Search code examples
javascriptregexsymbols

Regex not finding two letter words that include Swedish letters


So I am very new with Regex and I have managed to create a way to check if a specific word exists inside of a string without just being part of another word.

Example: I am looking for the word "banana". banana == true, bananarama == false

This is all fine, however a problem occurs when I am looking for words containing Swedish letters (Å,Ä,Ö) with words containing only two letters.

Example: I am looking for the word "på" in a string looking like this: "på påsk" and it comes back as negative. However if I look for the word "påsk" then it comes back positive. This is the regex I am using:

const doesWordExist = (s, word) => new RegExp('\\b' + word + '\\b', 'i').test(s);
stringOfWords = "Färg på plagg";
console.log(doesWordExist(stringOfWords, "på"))
//Expected result: true
//Actual result: false

However if I were to change the word "på" to a three letter word then it comes back true:

const doesWordExist = (s, word) => new RegExp('\\b' + word + '\\b', 'i').test(s);
stringOfWords = "Färg pås plagg";
console.log(doesWordExist(stringOfWords, "pås"))
//Expected result: true
//Actual result: true

I have been looking around for answers and I have found a few that have similar issues with Swedish letters, none of them really look for only the word in its entirity. Could anyone explain what I am doing wrong?


Solution

  • The word boundary \b strictly depends on the characters matched by \w, which is a short-hand character class for [A-Za-z0-9_].

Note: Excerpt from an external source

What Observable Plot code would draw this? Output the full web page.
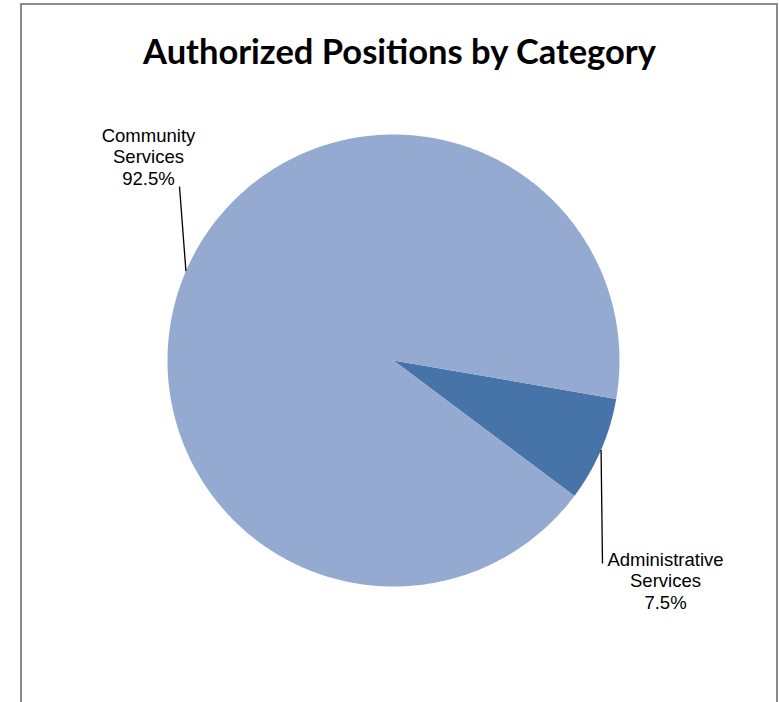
<!DOCTYPE html>
<html><head><meta charset="utf-8">
<script src="https://cdn.jsdelivr.net/npm/d3@7"></script>
<script src="https://cdn.jsdelivr.net/npm/@observablehq/plot@0.6"></script>
<style>
html,body{margin:0;padding:0;overflow:hidden;background:#fff;}
#wrap{position:relative;width:779px;height:702px;}
#frame{position:absolute;left:20px;top:3px;width:758px;height:740px;border:2px solid #8c8c8c;box-sizing:border-box;pointer-events:none;}
#chart{position:absolute;left:0;top:0;}
</style></head><body>
<div id="wrap"><div id="chart"></div><div id="frame"></div></div>
<script>
// ---- data ----
const title = "Authorized Positions by Category";
const categories = ["Administrative Services", "Community Services"];
const shares = [7.5, 92.5];
const labelNames = ["Administrative\nServices", "Community\nServices"];
const colors = ["#4673A8", "#95AAD1"];

// ---- layout ----
const W = 779, H = 702;
const cx = 393, cy = 360, R = 226;
const startDeg = 99.8;
const labelLayout = [
  {tx: 665, ty: 580, lx: 602, ly: 563},
  {tx: 148, ty: 156, lx: 179, ly: 186}
];

const pie = d3.pie().sort(null).value(d => d.value)
  .startAngle(startDeg * Math.PI / 180)
  .endAngle((startDeg + 360) * Math.PI / 180);
const data = categories.map((c, i) => ({category: c, value: shares[i], name: labelNames[i], color: colors[i]}));
const arcs = pie(data);

const pt = (a, r) => ({x: cx + r * Math.sin(a), y: cy - r * Math.cos(a)});

const slicePolys = arcs.map(a => {
  const pts = [{...pt(0, 0)}];
  const n = Math.max(2, Math.ceil((a.endAngle - a.startAngle) / (Math.PI / 360)));
  for (let k = 0; k <= n; k++) pts.push(pt(a.startAngle + (a.endAngle - a.startAngle) * k / n, R));
  pts.push({...pt(0, 0)});
  return {arc: a, pts};
});

const leaders = arcs.map((a, i) => {
  const m = (a.startAngle + a.endAngle) / 2;
  const p = pt(m, R);
  return {x1: p.x, y1: p.y, x2: labelLayout[i].lx, y2: labelLayout[i].ly};
});

const labels = arcs.map((a, i) => ({
  x: labelLayout[i].tx, y: labelLayout[i].ty,
  text: a.data.name + "\n" + d3.format(".1f")(a.data.value) + "%"
}));

const chart = Plot.plot({
  width: W, height: H,
  margin: 0,
  x: {domain: [0, W], range: [0, W], axis: null},
  y: {domain: [0, H], range: [0, H], axis: null},
  style: {background: "white"},
  marks: [
    ...slicePolys.map(s => Plot.line(s.pts, {x: "x", y: "y", fill: s.arc.data.color, stroke: "none"})),
    Plot.link(leaders, {x1: "x1", y1: "y1", x2: "x2", y2: "y2", stroke: "black", strokeWidth: 1.3}),
    Plot.text(labels, {x: "x", y: "y", text: "text", textAnchor: "middle", lineAnchor: "middle",
      lineHeight: 1.17, fontSize: 18.5, fontFamily: "'Liberation Sans', Arial, sans-serif", fill: "black"}),
    Plot.text([title], {x: () => 399, y: () => 52, text: d => d, textAnchor: "middle", lineAnchor: "middle",
      fontSize: 34.5, fontWeight: "bold", fontFamily: "Lato, 'Open Sans', sans-serif", fill: "black"})
  ]
});
document.getElementById("chart").appendChild(chart);
</script>
</body></html>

    For obtaining a similar behaviour you must re-implement its functionality, for example like this:

    const swedishCharClass = '[a-zäöå]';
    const doesWordExist = (s, word) => new RegExp(
        '(?<!' + swedishCharClass + ')' + word + '(?!' + swedishCharClass + ')', 'i'
    ).test(s);
    
    console.log(doesWordExist("Färg på plagg",  "på"));  // true
    console.log(doesWordExist("Färg pås plagg", "pås")); // true
    console.log(doesWordExist("Färg pås plagg", "på"));  // false

    For more complex alphabets, I'd suggest you to take a look at Concrete Javascript Regex for Accented Characters (Diacritics).